Improved performance of a lanthanum strontium manganite–based oxygen electrode for an intermediate-temperature solid oxide electrolysis cell realized via ionic conduction enhancement

Abstract

In order to improve the performance of lanthanum strontium manganite (LSM)-based oxygen electrodes for an intermediate-temperature solid oxide electrolysis cell (SOEC), Ce0.85Sm0.15O2-δ-CuO (SDC-CuO), an oxygen ion conductor, was combined with LSM into a composite material to enhance the ionic conduction of the LSM-based oxygen electrode. The developed oxygen electrode extends the oxygen evolution reaction from the electrolyte/electrode interface to the oxygen electrode, thus improving the performance of the LSM-based oxygen electrode.
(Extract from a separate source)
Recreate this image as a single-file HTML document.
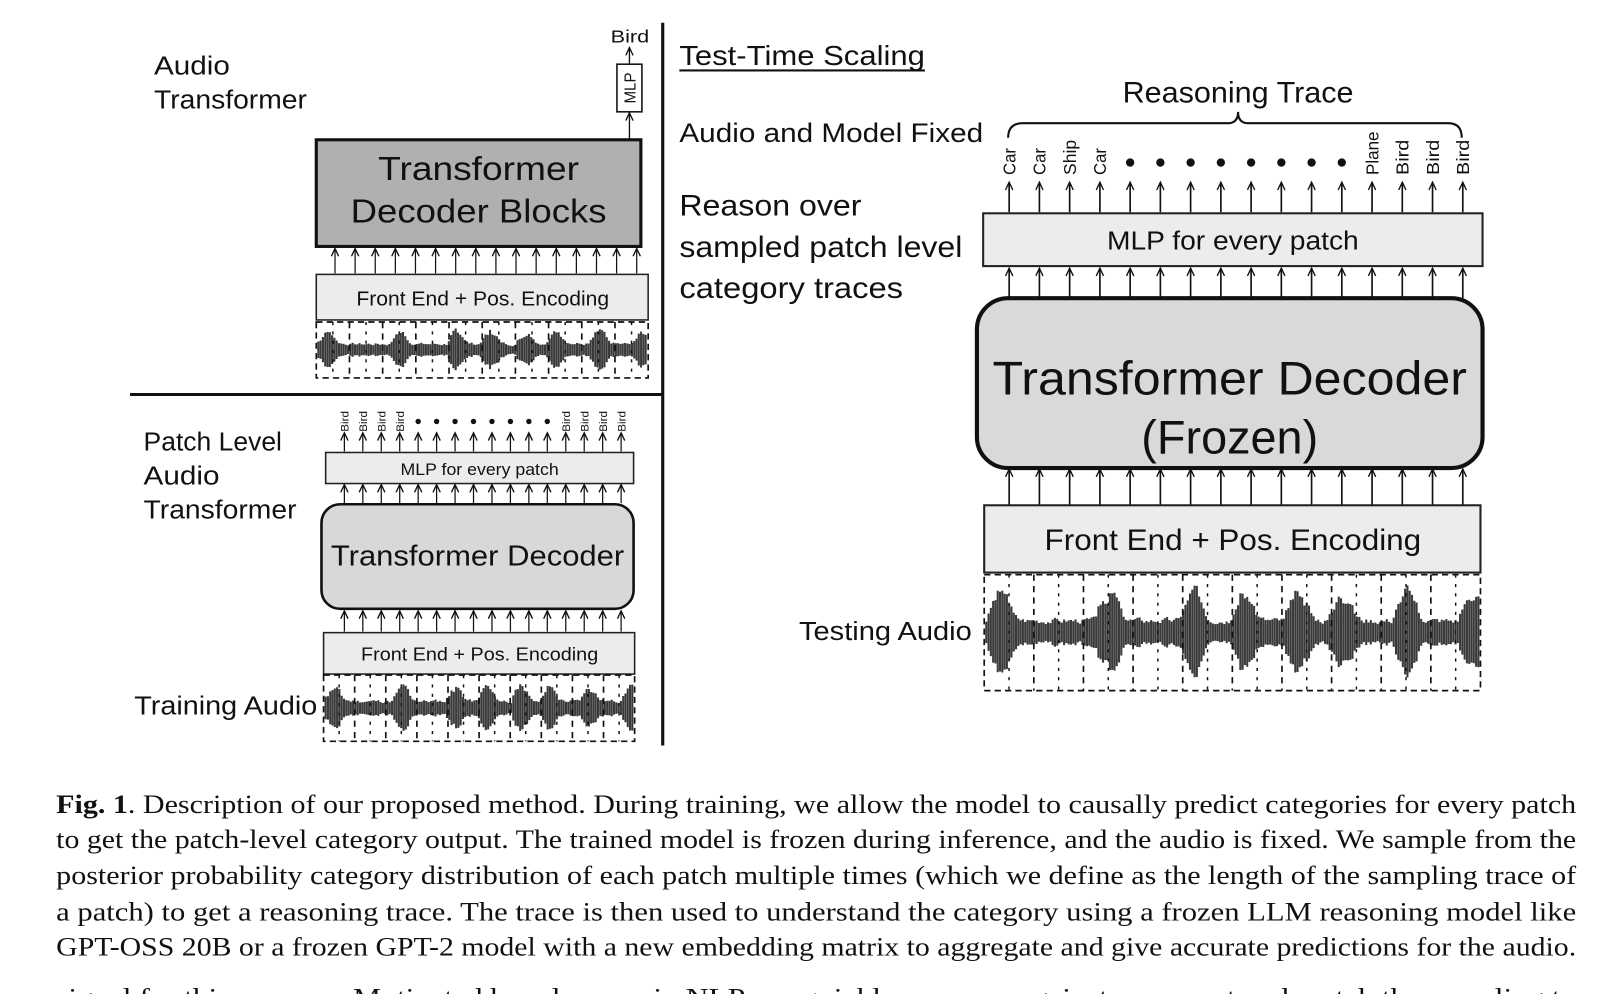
<!DOCTYPE html>
<html><head><meta charset="utf-8"><style>
html,body{margin:0;padding:0;background:#fff;}
svg{display:block;}
text{font-family:"Liberation Sans",sans-serif;fill:#111;}
.cap{font-family:"Liberation Serif",serif;font-size:25.5px;}
</style></head><body>
<svg id="s" width="1623" height="994" viewBox="0 0 1560 960" preserveAspectRatio="none" xmlns="http://www.w3.org/2000/svg">
<defs>
<marker id="ah" markerWidth="10" markerHeight="10" refX="8" refY="4" orient="auto" markerUnits="userSpaceOnUse">
<path d="M0.5,0.5 L8,4 L0.5,7.5" fill="none" stroke="#111" stroke-width="1.3"/>
</marker>
</defs>
<rect width="1560" height="960" fill="#fff"/>
<line x1="637" y1="22" x2="637" y2="720" stroke="#111" stroke-width="3"/>
<line x1="125" y1="381" x2="637" y2="381" stroke="#111" stroke-width="3"/>

<text x="148" y="72" font-size="25" textLength="73" lengthAdjust="spacingAndGlyphs">Audio</text>
<text x="148" y="105" font-size="25" textLength="147" lengthAdjust="spacingAndGlyphs">Transformer</text>
<text x="587" y="41" font-size="17" textLength="37" lengthAdjust="spacingAndGlyphs">Bird</text>
<line x1="605" y1="62" x2="605" y2="46" stroke="#111" stroke-width="1.3" marker-end="url(#ah)"/>
<rect x="593" y="62" width="24" height="46" fill="#fff" stroke="#111" stroke-width="1.5"/>
<text transform="translate(611,100) rotate(-90)" font-size="15" textLength="30" lengthAdjust="spacingAndGlyphs">MLP</text>
<line x1="605" y1="134" x2="605" y2="109" stroke="#111" stroke-width="1.3" marker-end="url(#ah)"/>
<rect x="304" y="135" width="312" height="103" fill="#b0b0b0" stroke="#111" stroke-width="3"/>
<text x="460" y="174" font-size="32" text-anchor="middle" textLength="193" lengthAdjust="spacingAndGlyphs">Transformer</text>
<text x="460" y="215" font-size="32" text-anchor="middle" textLength="246" lengthAdjust="spacingAndGlyphs">Decoder Blocks</text>
<g id="a1"></g>
<rect x="304" y="265" width="319" height="44" fill="#ececec" stroke="#222" stroke-width="1.5"/>
<text x="464" y="295" font-size="20" text-anchor="middle" textLength="243" lengthAdjust="spacingAndGlyphs">Front End + Pos. Encoding</text>
<g id="w1"></g>

<text x="138" y="435" font-size="25" textLength="133" lengthAdjust="spacingAndGlyphs">Patch Level</text>
<text x="138" y="468" font-size="25" textLength="73" lengthAdjust="spacingAndGlyphs">Audio</text>
<text x="138" y="501" font-size="25" textLength="147" lengthAdjust="spacingAndGlyphs">Transformer</text>
<text x="129" y="690" font-size="25" textLength="176" lengthAdjust="spacingAndGlyphs">Training Audio</text>
<g id="l2"></g>
<rect x="313" y="437" width="296" height="30" fill="#ececec" stroke="#222" stroke-width="1.5"/>
<text x="461" y="459" font-size="16" text-anchor="middle" textLength="152" lengthAdjust="spacingAndGlyphs">MLP for every patch</text>
<rect x="309" y="487" width="300" height="101" rx="18" fill="#d8d8d8" stroke="#111" stroke-width="2.5"/>
<text x="459" y="546" font-size="28" text-anchor="middle" textLength="282" lengthAdjust="spacingAndGlyphs">Transformer  Decoder</text>
<rect x="311" y="611" width="299" height="40" fill="#ececec" stroke="#222" stroke-width="1.5"/>
<text x="461" y="638" font-size="18" text-anchor="middle" textLength="228" lengthAdjust="spacingAndGlyphs">Front End + Pos. Encoding</text>
<g id="w2"></g>

<text x="653" y="63" font-size="27" textLength="236" lengthAdjust="spacingAndGlyphs">Test-Time  Scaling</text>
<line x1="653" y1="68" x2="889" y2="68" stroke="#111" stroke-width="2"/>
<text x="653" y="137" font-size="26" textLength="292" lengthAdjust="spacingAndGlyphs">Audio and Model Fixed</text>
<text x="653" y="208" font-size="29" textLength="175" lengthAdjust="spacingAndGlyphs">Reason over</text>
<text x="653" y="248" font-size="29" textLength="272" lengthAdjust="spacingAndGlyphs">sampled patch level</text>
<text x="653" y="288" font-size="29" textLength="215" lengthAdjust="spacingAndGlyphs">category traces</text>
<text x="1190" y="99" font-size="29" text-anchor="middle" textLength="222" lengthAdjust="spacingAndGlyphs">Reasoning Trace</text>
<path d="M969,133 Q969,119 983,119 L1180,119 Q1190,119 1190,108 Q1190,119 1200,119 L1392,119 Q1405,119 1405,133" fill="none" stroke="#111" stroke-width="2"/>
<g id="l3"></g>
<rect x="945" y="206" width="480" height="51" fill="#ececec" stroke="#222" stroke-width="2"/>
<text x="1185" y="241" font-size="25" text-anchor="middle" textLength="242" lengthAdjust="spacingAndGlyphs">MLP for every patch</text>
<rect x="939" y="288" width="486" height="164" rx="30" fill="#d9d9d9" stroke="#111" stroke-width="4"/>
<text x="1182" y="381" font-size="46" text-anchor="middle" textLength="456" lengthAdjust="spacingAndGlyphs">Transformer  Decoder</text>
<text x="1182" y="438" font-size="46" text-anchor="middle" textLength="170" lengthAdjust="spacingAndGlyphs">(Frozen)</text>
<rect x="946" y="488" width="477" height="65" fill="#ececec" stroke="#222" stroke-width="2"/>
<text x="1185" y="531" font-size="29" text-anchor="middle" textLength="362" lengthAdjust="spacingAndGlyphs">Front End + Pos. Encoding</text>
<text x="768" y="618" font-size="25" textLength="166" lengthAdjust="spacingAndGlyphs">Testing  Audio</text>
<g id="w3"></g>

<text class="cap" x="54" y="785" textLength="1461" lengthAdjust="spacingAndGlyphs"><tspan font-weight="bold">Fig. 1</tspan>. Description of our proposed method. During training, we allow the model to causally predict categories for every patch</text>
<text class="cap" x="54" y="819" textLength="1461" lengthAdjust="spacingAndGlyphs">to get the patch-level category output. The trained model is frozen during inference, and the audio is fixed. We sample from the</text>
<text class="cap" x="54" y="854" textLength="1461" lengthAdjust="spacingAndGlyphs">posterior probability category distribution of each patch multiple times (which we define as the length of the sampling trace of</text>
<text class="cap" x="54" y="889" textLength="1461" lengthAdjust="spacingAndGlyphs">a patch) to get a reasoning trace. The trace is then used to understand the category using a frozen LLM reasoning model like</text>
<text class="cap" x="54" y="923" textLength="1461" lengthAdjust="spacingAndGlyphs">GPT-OSS 20B or a frozen GPT-2 model with a new embedding matrix to aggregate and give accurate predictions for the audio.</text>
<text class="cap" x="54" y="972" textLength="1461" lengthAdjust="spacingAndGlyphs">signal for this purpose. Motivated by advances in NLP, we quickly came up against a concept and match the sampling to</text>
</svg>
<script>
(function(){
var NS="http://www.w3.org/2000/svg";
function el(p,t,a){var e=document.createElementNS(NS,t);for(var k in a)e.setAttribute(k,a[k]);p.appendChild(e);return e;}
function arrows(g,x0,x1,n,y0,y1,sw){for(var i=0;i<n;i++){var x=x0+(x1-x0)*i/(n-1);el(g,'line',{x1:x,y1:y0,x2:x,y2:y1,stroke:'#111','stroke-width':sw||1.2,'marker-end':'url(#ah)'});}}
var g=document.getElementById('a1');
arrows(g,322,612,16,264,240);
var g2=document.getElementById('l2');
arrows(g2,331,597,16,436,418);arrows(g2,331,597,16,486,468);arrows(g2,331,597,16,610,590);
for(var i=0;i<16;i++){var x=331+266*i/15;
 if(i<4||i>11){var t=el(g2,'text',{transform:'translate('+(x+4)+',417) rotate(-90)','font-size':'11',textLength:'20',lengthAdjust:'spacingAndGlyphs'});t.textContent='Bird';}
 else el(g2,'circle',{cx:x,cy:407,r:2.6,fill:'#111'});}
var g3=document.getElementById('l3');
arrows(g3,970,1406,16,205,176,1.6);arrows(g3,970,1406,16,288,259,1.6);arrows(g3,970,1406,16,488,453,1.6);
var labs=['Car','Car','Ship','Car','','','','','','','','','Plane','Bird','Bird','Bird'];
for(var i=0;i<16;i++){var x=970+436*i/15;
 if(labs[i]){var L=labs[i].length*8+2;var t=el(g3,'text',{transform:'translate('+(x+6)+',169) rotate(-90)','font-size':'17',textLength:L,lengthAdjust:'spacingAndGlyphs'});t.textContent=labs[i];}
 else el(g3,'circle',{cx:x,cy:157,r:4,fill:'#111'});}
function wave(id,x0,x1,y0,y1,seed){var g=document.getElementById(id);var r=seed;function rnd(){r=(r*9301+49297)%233280;return r/233280;}
 var cy=(y0+y1)/2,h=(y1-y0)/2,d='';var w=x1-x0;
 var peaks=[0.03,0.25,0.42,0.52,0.63,0.72,0.85,0.98];
 var prev=0.2;
 for(var x=x0+2;x<x1-1;x+=2.2){var f=(x-x0)/w;var a=0.12+0.18*rnd();for(var k=0;k<peaks.length;k++){var dd=Math.abs(f-peaks[k]);if(dd<0.025)a+=(0.75-dd*20)*(0.4+0.6*rnd());}
  if(a>0.95)a=0.95;a=(a+prev)/2;prev=a;d+='M'+x.toFixed(1)+','+(cy-a*h).toFixed(1)+'V'+(cy+a*h*0.95).toFixed(1);}
 el(g,'path',{d:d,stroke:'#3a3a3a','stroke-width':2,fill:'none'});
 el(g,'rect',{x:x0,y:y0,width:w,height:y1-y0,fill:'none',stroke:'#111','stroke-width':1.6,'stroke-dasharray':'6,4'});
 var n=10;for(var i=1;i<n;i++){var x=x0+w*i/n;el(g,'line',{x1:x,y1:y0,x2:x,y2:y1,stroke:'#111','stroke-width':1.6,'stroke-dasharray':'6,5'});
  el(g,'line',{x1:x-w/(2*n),y1:y0,x2:x-w/(2*n),y2:y1,stroke:'#111','stroke-width':1.4,'stroke-dasharray':'3,6'});}
 el(g,'line',{x1:x1-w/(2*n),y1:y0,x2:x1-w/(2*n),y2:y1,stroke:'#111','stroke-width':1.4,'stroke-dasharray':'3,6'});}
wave('w1',304,623,311,365,7);wave('w2',311,610,652,716,11);wave('w3',946,1423,555,667,3);
})();
</script>
</body></html>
At 800 ℃ and with 40% relative humidity (RH), the polarization resistance of the LSM/SDC-CuO based SOEC (0.89 Ω cm2) is lower than that of the LSM-based SOEC (1.73 Ω cm2) and LSM/SDC-based SOEC (1.35 Ω cm2) under open circuit voltage, and the current density of the LSM/SDC-CuO based SOEC can reach 0.36 A cm−2 at a voltage of 1.5 V, which is significantly higher than that of the LSM-based SOEC (0.23 A cm−2) and LSM/SDC-based SOEC (0.24 A cm−2). Moreover, the LSM/SDC-CuO based SOEC shows good stability. Therefore, this method is feasible for improving the performance of LSM-based oxygen electrodes in intermediate-temperature SOECs.